Really there’s little new here.
In spite of the lessons learned from the 9/11 attacks, it sounds as though the American intelligence community is once again at war with American offensive capability: the spooks fear sharing their knowledge of their foes with the defence establishment who want to intrude and cripple the enemy.
And the enemy is getting smarter. In addition to stealing American secrets, Chinese investment is buying into Silicon Valley startups and getting full warning about what is on the horizon.
What anyone will find alarming about this analysis is that few in Washington know when or if to use conventional weapons in this new environment.
The current confusion over Russian meddling in the 2016 election being a case in point. Donald Trump aside, America is unsure what the most useful response to Putin should be, what will be a sufficient disincentive to future meddling both in American infrastructure and those of its allies. (NOTE: As I write this Chinese countervailing duties target Republican strongholds in the MidWest.

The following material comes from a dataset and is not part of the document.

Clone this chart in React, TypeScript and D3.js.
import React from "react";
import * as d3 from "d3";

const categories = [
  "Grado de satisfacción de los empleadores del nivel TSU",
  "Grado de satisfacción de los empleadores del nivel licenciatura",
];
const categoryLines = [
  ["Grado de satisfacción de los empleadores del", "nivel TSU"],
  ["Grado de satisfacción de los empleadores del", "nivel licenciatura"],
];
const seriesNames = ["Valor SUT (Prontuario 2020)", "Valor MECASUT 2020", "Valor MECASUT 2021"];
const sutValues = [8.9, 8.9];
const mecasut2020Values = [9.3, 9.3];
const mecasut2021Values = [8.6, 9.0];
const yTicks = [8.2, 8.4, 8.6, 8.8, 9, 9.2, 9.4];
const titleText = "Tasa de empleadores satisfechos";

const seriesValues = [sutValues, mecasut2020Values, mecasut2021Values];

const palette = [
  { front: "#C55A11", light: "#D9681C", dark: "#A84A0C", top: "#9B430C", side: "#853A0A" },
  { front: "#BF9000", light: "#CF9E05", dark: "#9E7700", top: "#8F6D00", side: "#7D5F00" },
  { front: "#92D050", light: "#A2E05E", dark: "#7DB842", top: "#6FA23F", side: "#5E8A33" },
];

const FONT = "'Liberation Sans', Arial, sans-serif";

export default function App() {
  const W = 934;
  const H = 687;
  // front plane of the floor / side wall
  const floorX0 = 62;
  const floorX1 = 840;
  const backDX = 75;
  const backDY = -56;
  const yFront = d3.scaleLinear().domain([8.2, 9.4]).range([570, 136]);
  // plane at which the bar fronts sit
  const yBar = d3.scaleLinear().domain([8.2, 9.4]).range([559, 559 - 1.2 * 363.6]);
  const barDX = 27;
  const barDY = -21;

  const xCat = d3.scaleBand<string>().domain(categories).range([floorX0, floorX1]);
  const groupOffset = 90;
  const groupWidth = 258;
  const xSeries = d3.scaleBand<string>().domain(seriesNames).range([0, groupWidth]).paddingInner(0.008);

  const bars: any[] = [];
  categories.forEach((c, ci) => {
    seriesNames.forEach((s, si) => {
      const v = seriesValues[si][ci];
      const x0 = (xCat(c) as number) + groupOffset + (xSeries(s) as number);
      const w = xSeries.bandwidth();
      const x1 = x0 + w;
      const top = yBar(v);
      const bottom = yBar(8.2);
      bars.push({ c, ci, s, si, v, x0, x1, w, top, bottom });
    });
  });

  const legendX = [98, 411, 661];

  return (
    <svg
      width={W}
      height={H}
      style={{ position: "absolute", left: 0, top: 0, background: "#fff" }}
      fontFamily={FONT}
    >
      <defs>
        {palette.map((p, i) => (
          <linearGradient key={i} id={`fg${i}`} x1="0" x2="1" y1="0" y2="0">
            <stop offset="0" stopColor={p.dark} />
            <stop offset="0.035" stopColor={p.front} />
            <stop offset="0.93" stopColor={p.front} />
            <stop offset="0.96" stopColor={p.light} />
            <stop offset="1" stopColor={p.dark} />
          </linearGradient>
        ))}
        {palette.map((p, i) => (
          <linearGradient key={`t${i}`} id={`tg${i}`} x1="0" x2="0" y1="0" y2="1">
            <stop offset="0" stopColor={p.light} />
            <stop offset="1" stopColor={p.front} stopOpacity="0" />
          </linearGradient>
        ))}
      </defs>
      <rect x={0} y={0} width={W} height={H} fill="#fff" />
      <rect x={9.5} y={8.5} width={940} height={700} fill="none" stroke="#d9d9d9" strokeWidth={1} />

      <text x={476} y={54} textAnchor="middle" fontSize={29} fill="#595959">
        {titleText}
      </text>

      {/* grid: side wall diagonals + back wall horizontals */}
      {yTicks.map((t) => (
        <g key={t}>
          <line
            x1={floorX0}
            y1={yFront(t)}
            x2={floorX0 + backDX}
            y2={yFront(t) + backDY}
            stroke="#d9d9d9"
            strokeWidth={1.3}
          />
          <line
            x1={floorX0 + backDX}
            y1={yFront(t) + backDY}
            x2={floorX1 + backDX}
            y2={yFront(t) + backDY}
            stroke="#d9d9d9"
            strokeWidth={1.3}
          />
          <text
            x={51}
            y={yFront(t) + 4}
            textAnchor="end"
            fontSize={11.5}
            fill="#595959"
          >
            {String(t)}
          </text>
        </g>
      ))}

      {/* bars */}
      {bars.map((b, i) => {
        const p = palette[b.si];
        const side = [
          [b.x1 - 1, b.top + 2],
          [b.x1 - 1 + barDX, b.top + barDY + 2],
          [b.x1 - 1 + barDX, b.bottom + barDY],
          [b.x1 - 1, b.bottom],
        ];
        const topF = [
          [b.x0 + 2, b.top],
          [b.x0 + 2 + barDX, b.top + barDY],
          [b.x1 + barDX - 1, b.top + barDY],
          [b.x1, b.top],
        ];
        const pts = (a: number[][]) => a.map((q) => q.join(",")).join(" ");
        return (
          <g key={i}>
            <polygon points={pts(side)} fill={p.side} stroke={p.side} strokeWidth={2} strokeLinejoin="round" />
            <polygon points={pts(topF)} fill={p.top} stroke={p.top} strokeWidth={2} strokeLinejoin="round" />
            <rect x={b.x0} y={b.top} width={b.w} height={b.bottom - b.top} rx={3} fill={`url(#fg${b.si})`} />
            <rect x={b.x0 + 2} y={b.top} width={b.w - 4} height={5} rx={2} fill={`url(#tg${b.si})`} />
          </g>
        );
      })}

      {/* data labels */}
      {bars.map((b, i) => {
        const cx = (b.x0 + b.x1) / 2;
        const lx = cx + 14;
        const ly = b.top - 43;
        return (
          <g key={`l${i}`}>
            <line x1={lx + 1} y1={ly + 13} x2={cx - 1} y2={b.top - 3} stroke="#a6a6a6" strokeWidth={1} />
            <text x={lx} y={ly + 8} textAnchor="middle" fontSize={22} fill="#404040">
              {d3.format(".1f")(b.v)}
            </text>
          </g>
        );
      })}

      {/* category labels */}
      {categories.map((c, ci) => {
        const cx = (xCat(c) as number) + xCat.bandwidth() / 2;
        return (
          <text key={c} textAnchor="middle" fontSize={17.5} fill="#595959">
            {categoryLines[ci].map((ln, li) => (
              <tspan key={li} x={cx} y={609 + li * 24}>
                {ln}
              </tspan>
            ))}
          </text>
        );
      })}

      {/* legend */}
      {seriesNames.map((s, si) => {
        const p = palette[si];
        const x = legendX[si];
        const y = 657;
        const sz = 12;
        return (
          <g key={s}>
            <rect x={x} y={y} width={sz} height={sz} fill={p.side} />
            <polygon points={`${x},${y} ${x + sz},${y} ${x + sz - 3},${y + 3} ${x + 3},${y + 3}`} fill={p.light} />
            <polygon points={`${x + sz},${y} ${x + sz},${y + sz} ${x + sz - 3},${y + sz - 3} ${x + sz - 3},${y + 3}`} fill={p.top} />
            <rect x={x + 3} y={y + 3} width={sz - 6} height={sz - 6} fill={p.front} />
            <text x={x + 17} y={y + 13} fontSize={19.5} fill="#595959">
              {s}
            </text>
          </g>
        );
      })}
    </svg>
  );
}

Why Russian trolls count as “political meddling” in internal US affairs and the Chinese blowback doesn’t escapes me.)
This is what Trump ought to be hashing out at NATO meetings.
If the Stuxnet attacks on Iranian centrifuges showed American and Israeli cyberforces on the forefront, much of that lead may have disappeared as Russia, China, Iran, and North Korea throw greater and greater resources at the problem.
Korea has even resorted to cybercrime to finance their programs.
But these vulnerabilities raise an even more fundamental issue: think back to the invention of the Internet by contractors working for DARPA. The original purpose of the Internet was to distribute control of American defence command to withstand a debilitating nuclear attack.
It is the very structure of the Internet which is opening American vulnerabilities, giving safe haven to America’s foes, and is proving a fertile testing ground for new and diabolical weapons of mass destruction.
Here again technology is coming back on itself. America’s (and our) foes are throwing its weapons back at itself very, very quickly. When it took years for the Soviets to replicate the American Atomic bombs and delivery mechanism, and its hydrogen bombs, the timeline for stealing NSA weapons and throwing back against the allies has dramatically shrunken.
This has the potential to dramatically increase tensions and destabilize all of our societies.
Overlay these tensions with advances in AI, genetic engineering, climate change, and new techniques to 3D print and distribute weapons, and you get one heck of a toxic environment.